_Task objective_.
Read the entries below and pull out each line with the string "chart".

_Recorded data_.

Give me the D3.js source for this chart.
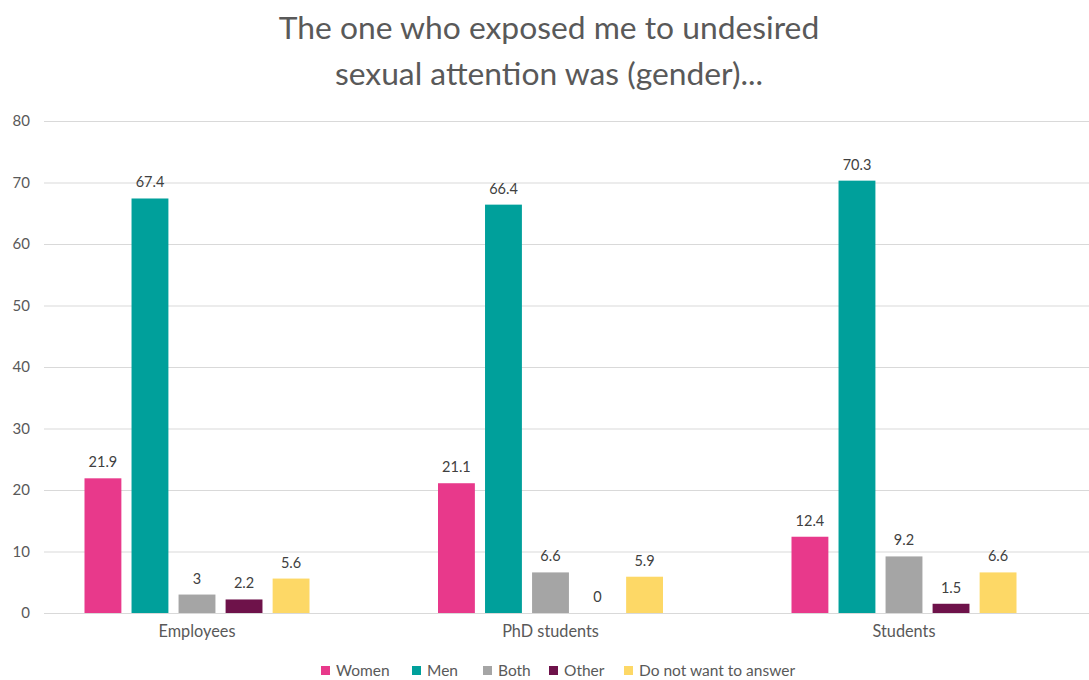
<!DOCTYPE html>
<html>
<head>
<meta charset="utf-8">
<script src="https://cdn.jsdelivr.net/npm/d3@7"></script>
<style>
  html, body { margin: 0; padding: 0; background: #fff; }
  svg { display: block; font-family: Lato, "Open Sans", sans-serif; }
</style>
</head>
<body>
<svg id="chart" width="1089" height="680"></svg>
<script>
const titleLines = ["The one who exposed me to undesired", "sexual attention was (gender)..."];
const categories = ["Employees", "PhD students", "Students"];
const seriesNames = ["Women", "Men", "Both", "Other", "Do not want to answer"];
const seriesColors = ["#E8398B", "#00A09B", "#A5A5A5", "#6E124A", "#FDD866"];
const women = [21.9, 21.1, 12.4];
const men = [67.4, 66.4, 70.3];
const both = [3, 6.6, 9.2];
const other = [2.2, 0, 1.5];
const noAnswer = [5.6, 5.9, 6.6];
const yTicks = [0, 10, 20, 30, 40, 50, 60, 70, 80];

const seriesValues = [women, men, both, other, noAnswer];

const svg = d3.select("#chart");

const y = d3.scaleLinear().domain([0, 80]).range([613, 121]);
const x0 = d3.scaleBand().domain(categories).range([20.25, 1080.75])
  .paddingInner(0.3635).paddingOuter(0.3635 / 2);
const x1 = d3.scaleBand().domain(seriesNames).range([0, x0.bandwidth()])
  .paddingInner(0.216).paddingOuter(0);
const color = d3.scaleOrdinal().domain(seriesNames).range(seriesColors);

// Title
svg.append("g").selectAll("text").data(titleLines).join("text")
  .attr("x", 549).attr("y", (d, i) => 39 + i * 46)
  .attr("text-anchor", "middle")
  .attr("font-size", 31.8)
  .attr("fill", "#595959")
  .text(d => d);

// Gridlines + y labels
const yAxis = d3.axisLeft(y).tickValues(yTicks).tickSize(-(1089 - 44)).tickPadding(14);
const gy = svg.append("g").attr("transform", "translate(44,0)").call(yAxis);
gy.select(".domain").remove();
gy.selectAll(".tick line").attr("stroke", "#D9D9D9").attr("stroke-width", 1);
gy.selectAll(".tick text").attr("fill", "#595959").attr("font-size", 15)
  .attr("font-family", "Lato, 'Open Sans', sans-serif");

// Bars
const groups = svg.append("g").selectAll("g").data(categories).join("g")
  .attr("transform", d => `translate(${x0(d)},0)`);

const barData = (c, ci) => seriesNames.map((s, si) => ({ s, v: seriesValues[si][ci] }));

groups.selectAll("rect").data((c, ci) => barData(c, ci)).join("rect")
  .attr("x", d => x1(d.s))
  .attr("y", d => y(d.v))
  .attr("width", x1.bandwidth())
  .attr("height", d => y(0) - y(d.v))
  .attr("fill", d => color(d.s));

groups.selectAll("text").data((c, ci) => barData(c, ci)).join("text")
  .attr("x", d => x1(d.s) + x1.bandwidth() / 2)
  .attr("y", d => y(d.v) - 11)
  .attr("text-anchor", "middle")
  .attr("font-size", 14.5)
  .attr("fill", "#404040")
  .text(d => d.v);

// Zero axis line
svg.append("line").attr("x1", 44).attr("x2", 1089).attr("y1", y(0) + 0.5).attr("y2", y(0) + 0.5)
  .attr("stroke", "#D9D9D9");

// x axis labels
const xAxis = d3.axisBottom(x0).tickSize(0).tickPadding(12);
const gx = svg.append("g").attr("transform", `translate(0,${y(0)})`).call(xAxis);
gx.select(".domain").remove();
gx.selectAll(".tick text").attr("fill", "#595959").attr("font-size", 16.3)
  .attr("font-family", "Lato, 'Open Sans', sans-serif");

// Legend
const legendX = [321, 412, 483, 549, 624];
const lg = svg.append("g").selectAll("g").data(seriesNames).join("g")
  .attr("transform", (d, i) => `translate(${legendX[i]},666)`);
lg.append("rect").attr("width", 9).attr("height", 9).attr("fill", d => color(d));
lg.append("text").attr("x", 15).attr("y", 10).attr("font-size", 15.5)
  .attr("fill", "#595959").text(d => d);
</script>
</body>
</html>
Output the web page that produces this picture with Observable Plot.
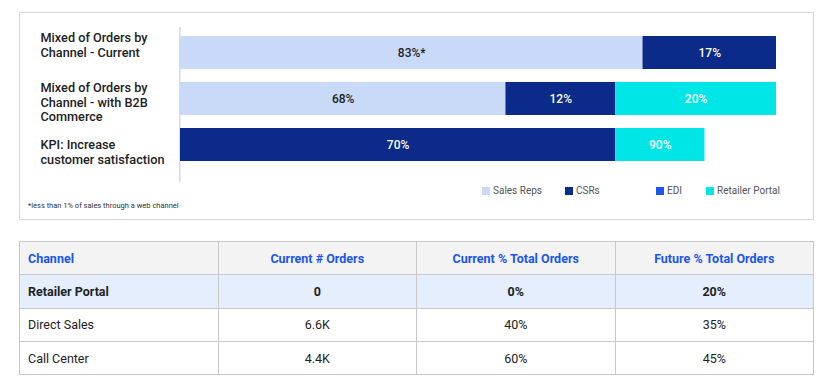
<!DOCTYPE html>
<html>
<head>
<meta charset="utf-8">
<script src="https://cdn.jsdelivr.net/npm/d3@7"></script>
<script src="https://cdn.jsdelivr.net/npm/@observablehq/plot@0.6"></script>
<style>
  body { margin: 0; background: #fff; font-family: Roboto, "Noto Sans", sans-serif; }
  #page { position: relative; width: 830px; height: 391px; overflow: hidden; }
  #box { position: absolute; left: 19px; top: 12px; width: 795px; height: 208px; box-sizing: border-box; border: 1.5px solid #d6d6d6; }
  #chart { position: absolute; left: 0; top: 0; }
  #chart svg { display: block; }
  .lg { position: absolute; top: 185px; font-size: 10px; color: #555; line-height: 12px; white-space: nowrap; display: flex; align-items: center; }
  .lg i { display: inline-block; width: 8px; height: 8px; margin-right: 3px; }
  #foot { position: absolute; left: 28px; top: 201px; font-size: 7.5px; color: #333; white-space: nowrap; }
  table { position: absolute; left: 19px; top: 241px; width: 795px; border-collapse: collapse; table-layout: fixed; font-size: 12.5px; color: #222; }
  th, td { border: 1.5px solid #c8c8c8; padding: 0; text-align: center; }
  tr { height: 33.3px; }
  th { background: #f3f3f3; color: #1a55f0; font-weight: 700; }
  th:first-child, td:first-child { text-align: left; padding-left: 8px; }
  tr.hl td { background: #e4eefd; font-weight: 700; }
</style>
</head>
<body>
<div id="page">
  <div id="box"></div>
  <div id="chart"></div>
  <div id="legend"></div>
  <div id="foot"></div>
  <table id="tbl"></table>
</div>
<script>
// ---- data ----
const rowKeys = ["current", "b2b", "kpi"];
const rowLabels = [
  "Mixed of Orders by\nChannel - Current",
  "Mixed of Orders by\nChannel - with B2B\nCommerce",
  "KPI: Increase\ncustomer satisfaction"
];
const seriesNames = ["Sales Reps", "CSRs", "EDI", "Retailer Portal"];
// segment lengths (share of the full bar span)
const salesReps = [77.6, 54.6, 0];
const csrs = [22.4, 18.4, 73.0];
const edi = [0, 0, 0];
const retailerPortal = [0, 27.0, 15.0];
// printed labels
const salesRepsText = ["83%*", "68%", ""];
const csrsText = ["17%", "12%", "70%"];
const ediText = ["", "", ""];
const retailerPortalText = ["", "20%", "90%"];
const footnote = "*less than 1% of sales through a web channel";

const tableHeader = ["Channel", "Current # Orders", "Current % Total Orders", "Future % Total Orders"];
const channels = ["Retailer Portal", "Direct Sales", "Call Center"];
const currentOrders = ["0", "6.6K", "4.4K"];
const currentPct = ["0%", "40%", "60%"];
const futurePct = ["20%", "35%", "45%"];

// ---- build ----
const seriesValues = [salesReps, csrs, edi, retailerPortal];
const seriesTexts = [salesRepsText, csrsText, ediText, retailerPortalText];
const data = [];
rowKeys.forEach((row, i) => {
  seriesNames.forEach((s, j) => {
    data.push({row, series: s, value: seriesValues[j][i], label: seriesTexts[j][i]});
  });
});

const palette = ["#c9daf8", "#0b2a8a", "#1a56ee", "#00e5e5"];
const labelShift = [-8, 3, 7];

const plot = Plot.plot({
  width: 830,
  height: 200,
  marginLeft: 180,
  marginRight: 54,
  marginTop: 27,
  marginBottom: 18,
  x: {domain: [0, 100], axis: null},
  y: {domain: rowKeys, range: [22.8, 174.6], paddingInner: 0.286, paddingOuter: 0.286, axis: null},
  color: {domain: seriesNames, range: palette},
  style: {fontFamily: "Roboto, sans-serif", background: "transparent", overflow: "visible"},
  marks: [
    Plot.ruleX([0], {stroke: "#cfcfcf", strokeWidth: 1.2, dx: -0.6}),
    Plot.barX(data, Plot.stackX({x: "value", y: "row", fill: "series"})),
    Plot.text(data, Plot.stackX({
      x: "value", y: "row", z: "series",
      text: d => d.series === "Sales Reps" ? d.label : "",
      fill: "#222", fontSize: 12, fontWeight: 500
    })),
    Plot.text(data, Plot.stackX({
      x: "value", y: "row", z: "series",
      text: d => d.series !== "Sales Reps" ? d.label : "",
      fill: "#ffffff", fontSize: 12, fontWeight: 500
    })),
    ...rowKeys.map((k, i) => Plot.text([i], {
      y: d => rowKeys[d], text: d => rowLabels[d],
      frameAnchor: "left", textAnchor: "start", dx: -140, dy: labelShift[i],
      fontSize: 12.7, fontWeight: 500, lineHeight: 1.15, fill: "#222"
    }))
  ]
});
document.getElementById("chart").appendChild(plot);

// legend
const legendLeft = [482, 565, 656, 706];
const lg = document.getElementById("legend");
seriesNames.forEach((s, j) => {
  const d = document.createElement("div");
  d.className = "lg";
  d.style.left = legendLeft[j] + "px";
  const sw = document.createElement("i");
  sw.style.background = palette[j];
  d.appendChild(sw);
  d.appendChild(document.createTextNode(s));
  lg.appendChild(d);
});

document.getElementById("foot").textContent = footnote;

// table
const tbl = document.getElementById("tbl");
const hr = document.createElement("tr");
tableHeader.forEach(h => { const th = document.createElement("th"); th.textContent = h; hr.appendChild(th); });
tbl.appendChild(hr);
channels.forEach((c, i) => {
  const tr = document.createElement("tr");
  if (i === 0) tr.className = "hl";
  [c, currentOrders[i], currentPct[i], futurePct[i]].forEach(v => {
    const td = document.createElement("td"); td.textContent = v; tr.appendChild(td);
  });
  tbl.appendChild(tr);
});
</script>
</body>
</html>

_Answer to the problem_.
Give me the D3.js source for this chart.
<svg id="chart" width="1089" height="680"></svg>
const svg = d3.select("#chart");
  #chart { position: absolute; left: 0; top: 0; }
  #chart svg { display: block; }
  <div id="chart"></div>
document.getElementById("chart").appendChild(plot);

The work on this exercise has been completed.